▶ [WRITTEN INSTRUCTION]:
Pick out every line in the data below that holds "this".

▶ [STORED RECORDS]:

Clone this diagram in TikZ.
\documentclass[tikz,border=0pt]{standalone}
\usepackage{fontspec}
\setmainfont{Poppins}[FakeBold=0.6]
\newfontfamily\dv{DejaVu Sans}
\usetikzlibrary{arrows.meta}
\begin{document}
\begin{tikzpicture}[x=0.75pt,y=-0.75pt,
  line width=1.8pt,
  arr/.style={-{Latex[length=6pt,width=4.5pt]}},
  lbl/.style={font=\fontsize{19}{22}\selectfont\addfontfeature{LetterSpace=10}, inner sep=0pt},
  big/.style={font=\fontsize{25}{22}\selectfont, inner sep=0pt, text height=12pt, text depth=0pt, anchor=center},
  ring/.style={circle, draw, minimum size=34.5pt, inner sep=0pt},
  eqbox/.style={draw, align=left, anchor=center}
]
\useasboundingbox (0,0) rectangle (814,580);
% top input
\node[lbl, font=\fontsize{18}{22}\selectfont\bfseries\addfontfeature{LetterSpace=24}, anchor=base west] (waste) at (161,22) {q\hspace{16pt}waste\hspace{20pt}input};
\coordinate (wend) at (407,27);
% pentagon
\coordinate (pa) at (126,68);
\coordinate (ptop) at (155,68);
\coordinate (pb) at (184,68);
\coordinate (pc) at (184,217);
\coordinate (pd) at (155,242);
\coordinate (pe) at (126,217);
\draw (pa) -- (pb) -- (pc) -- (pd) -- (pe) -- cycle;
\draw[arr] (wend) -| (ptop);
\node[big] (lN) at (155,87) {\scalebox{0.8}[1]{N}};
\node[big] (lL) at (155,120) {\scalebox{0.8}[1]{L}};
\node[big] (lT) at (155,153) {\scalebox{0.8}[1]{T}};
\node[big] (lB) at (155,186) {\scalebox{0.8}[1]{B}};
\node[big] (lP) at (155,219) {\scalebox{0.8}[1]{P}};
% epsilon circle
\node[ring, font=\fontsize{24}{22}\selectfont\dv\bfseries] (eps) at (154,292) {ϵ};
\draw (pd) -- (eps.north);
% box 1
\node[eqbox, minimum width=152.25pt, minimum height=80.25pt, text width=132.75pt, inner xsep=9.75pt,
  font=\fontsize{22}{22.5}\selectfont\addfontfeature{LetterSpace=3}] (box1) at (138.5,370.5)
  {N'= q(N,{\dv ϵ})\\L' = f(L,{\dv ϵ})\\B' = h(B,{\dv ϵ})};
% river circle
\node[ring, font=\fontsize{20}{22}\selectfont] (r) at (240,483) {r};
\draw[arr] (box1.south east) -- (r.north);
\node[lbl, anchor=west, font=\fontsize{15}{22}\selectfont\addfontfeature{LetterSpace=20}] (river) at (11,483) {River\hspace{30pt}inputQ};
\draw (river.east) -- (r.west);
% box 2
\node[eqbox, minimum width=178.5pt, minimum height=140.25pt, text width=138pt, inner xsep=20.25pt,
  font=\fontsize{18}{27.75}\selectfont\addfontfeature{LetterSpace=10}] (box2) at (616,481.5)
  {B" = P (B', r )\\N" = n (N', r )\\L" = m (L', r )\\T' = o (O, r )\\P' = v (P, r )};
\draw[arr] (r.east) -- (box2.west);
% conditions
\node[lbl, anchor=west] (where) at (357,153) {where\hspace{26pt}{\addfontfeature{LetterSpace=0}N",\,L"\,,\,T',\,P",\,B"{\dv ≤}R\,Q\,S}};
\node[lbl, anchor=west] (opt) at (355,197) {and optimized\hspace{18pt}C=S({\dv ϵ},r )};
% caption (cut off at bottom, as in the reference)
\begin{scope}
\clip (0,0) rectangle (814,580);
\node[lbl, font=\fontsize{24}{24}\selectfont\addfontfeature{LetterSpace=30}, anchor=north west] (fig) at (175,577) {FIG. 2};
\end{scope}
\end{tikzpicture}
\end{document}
---
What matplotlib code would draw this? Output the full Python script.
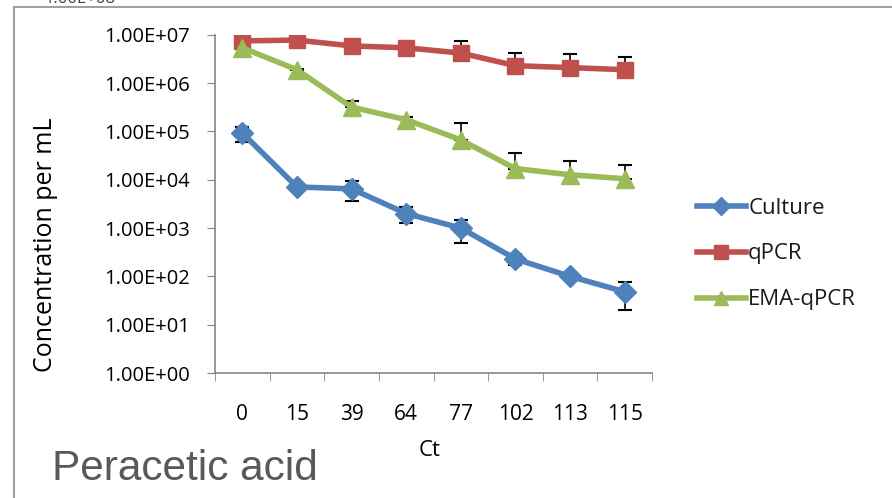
* * *
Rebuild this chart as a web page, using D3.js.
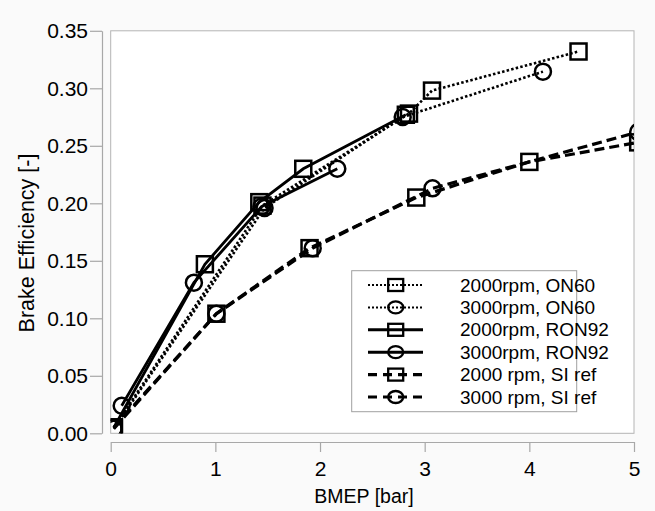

▶ [THE RESPONSE]:
Clone this diagram in TikZ.
What matplotlib code would draw this? Output the full Python script.
Rebuild this chart as a web page, using D3.js.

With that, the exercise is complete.